Steak with Nectarines
Get Your Grill On for the 4th!
No 4th of July party is complete without firing up the grill.
This recipe has a fantastic flavor boost from the bacon and nectarines.
You can also choose peaches as an addition or substitute.
Ingredients
- 4 6-8 ounces boneless beef rib-eye steaks, cut 1/2 inch thick or Tomahawk steak
- 3 teaspoons sugar, divided
- 1 – 1 ½ teaspoon chili powder
- 1 ½ teaspoons salt
- 1 teaspoon ground cumin
- ½ teaspoon freshly ground black pepper
- ⅛ – ¼ teaspoon cayenne pepper
- 2 medium firm but ripe nectarines, pitted and cut into 8 wedges each
- 2 teaspoons water
- 4 slices bacon, preferably hickory smoked
Directions
- Trim fat from meat. In a small bowl combine sugar, chili powder, salt, cumin, black pepper, and cayenne pepper; reserve 1 teaspoon. Sprinkle remaining spice mixture evenly over both sides of meat; rub in with your fingers; set aside. In a medium bowl toss the nectarines with the reserved 1 teaspoon spice mixture and water; set aside.
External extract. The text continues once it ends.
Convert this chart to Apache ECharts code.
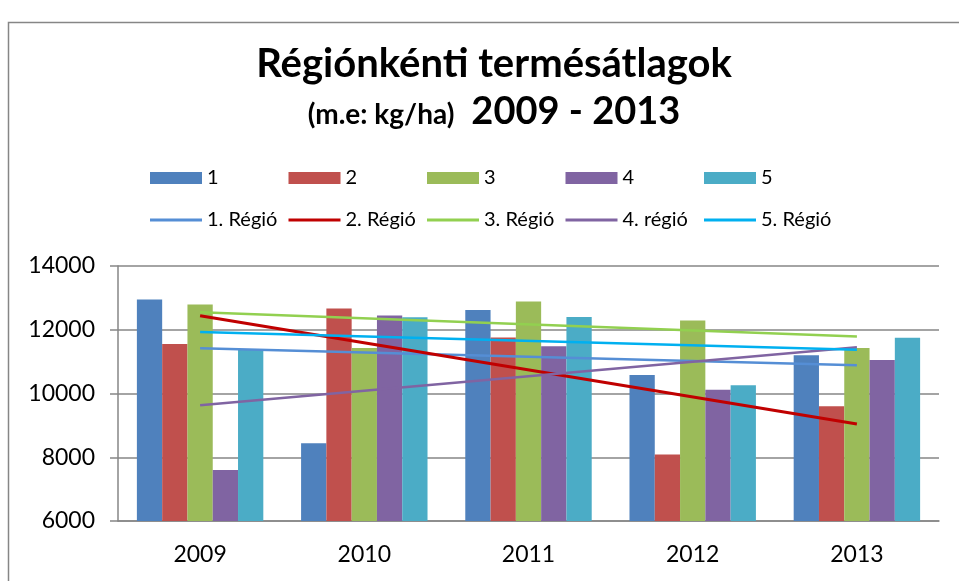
<!DOCTYPE html>
<html>
<head>
<meta charset="utf-8">
<script src="https://cdn.jsdelivr.net/npm/echarts@6/dist/echarts.min.js"></script>
<style>
html, body { margin: 0; padding: 0; background: #fff; }
#main { width: 959px; height: 581px; }
</style>
</head>
<body>
<div id="main"></div>
<script>
// evek (kategoriak)
var years = ['2009', '2010', '2011', '2012', '2013'];

// regionkenti termesatlagok, kg/ha
var reg1 = [12950, 8440, 12620, 10580, 11200];
var reg2 = [11550, 12670, 11760, 8090, 9600];
var reg3 = [12790, 11430, 12890, 12290, 11430];
var reg4 = [7600, 12450, 11480, 10120, 11050];
var reg5 = [11390, 12390, 12400, 10260, 11750];

// trendvonalak vegpontjai (2009 es 2013), a kozbulso evek ures
var trend1 = [11420, null, null, null, 10890];
var trend2 = [12440, null, null, null, 9040];
var trend3 = [12550, null, null, null, 11790];
var trend4 = [9630, null, null, null, 11450];
var trend5 = [11930, null, null, null, 11370];

var barNames = ['1', '2', '3', '4', '5'];
var trendNames = ['1. Régió', '2. Régió', '3. Régió', '4. régió', '5. Régió'];

var barColors = ['#4F81BD', '#C0504D', '#9BBB59', '#8064A2', '#4BACC6'];
var trendColors = ['#558ED5', '#C00000', '#92D050', '#8064A2', '#00B0F0'];

var font = 'Lato';
var gray = '#868686';

var myChart = echarts.init(document.getElementById('main'));

var barData = [reg1, reg2, reg3, reg4, reg5];
var trendData = [trend1, trend2, trend3, trend4, trend5];

var series = [];
for (var i = 0; i < barData.length; i++) {
	series.push({
		name: barNames[i],
		type: 'bar',
		data: barData[i],
		barGap: 0,
		barCategoryGap: '23%',
		itemStyle: { color: barColors[i] }
	});
}
for (var j = 0; j < trendData.length; j++) {
	series.push({
		name: trendNames[j],
		type: 'line',
		data: trendData[j],
		connectNulls: true,
		symbol: 'none',
		z: 5,
		lineStyle: { color: trendColors[j], width: j == 1 ? 3 : 2.5 },
		itemStyle: { color: trendColors[j] }
	});
}

// legend: minden tetel kulon, egyforma lepeskozzel (mint az Excelben)
var legends = [];
var legendStep = 138.5;
for (var k = 0; k < 5; k++) {
	legends.push({
		data: [barNames[k]],
		left: 150 + k * legendStep,
		top: 168,
		padding: 0,
		itemWidth: 52,
		itemHeight: 12,
		icon: 'rect',
		textStyle: { fontFamily: font, fontSize: 20, color: '#000' }
	});
	legends.push({
		data: [trendNames[k]],
		left: 150 + k * legendStep,
		top: 210,
		padding: 0,
		itemWidth: 52,
		itemHeight: 3,
		icon: 'rect',
		textStyle: { fontFamily: font, fontSize: 20, color: '#000' }
	});
}

var option = {
	animation: false,
	backgroundColor: '#fff',
	title: [{
		text: 'Régiónkénti termésátlagok',
		left: 489,
		textAlign: 'center',
		top: 39,
		textStyle: { fontFamily: font, fontSize: 40, fontWeight: 'bold', color: '#000' }
	}, {
		text: '{a|(m.e: kg/ha)}{b|2009 - 2013}',
		left: 489,
		textAlign: 'center',
		top: 88,
		textStyle: {
			fontFamily: font,
			rich: {
				a: { fontFamily: font, fontSize: 28, fontWeight: 'bold', color: '#000', verticalAlign: 'bottom', padding: [0, 0, 2, 0] },
				b: { fontFamily: font, fontSize: 38, fontWeight: 'bold', color: '#000', verticalAlign: 'bottom', padding: [0, 0, 0, 17] }
			}
		}
	}],
	legend: legends,
	grid: {
		left: 118,
		right: 20,
		top: 266,
		bottom: 60
	},
	xAxis: {
		type: 'category',
		data: years,
		axisLine: { lineStyle: { color: gray, width: 1.5 } },
		axisTick: { length: 8, lineStyle: { color: gray, width: 1.5 } },
		axisLabel: { fontFamily: font, fontSize: 23, color: '#000', margin: 22 }
	},
	yAxis: {
		type: 'value',
		min: 6000,
		max: 14000,
		interval: 2000,
		axisLine: { show: true, lineStyle: { color: gray, width: 1.5 } },
		axisTick: { show: true, length: 8, lineStyle: { color: gray, width: 1.5 } },
		axisLabel: {
			fontFamily: font, fontSize: 23, color: '#000', margin: 23,
			formatter: function (v) { return String(v); }
		},
		splitLine: { lineStyle: { color: gray, width: 1.5 } }
	},
	graphic: [{
		type: 'rect',
		shape: { x: 8.5, y: 22.5, width: 1000, height: 700 },
		style: { fill: null, stroke: gray, lineWidth: 1.5 },
		silent: true
	}],
	series: series
};

myChart.setOption(option);
</script>
</body>
</html>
- For a charcoal grill, place bacon slices in a large cast iron skillet. Place skillet with bacon on the rack of an uncovered grill directly over medium coals. Grill 8 to 10 minutes or until bacon is crisp-cooked and browned, turning very frequently. Carefully remove skillet from grill. Remove bacon from skillet and drain on paper towels.
- Place steaks on the grill rack directly over the coals. Grill until desired doneness, turning once. (Allow 4 to 6 minutes for medium-rare doneness or 5 to 7 minutes for medium doneness.) Place nectarine wedges directly on grill rack along side the steaks the last 3 to 5 minutes of grilling until nectarines are lightly browned and warmed through, turning often.
- Transfer steaks to serving plates and top each with a slice of bacon and 4 nectarine wedges. Makes 4 servings.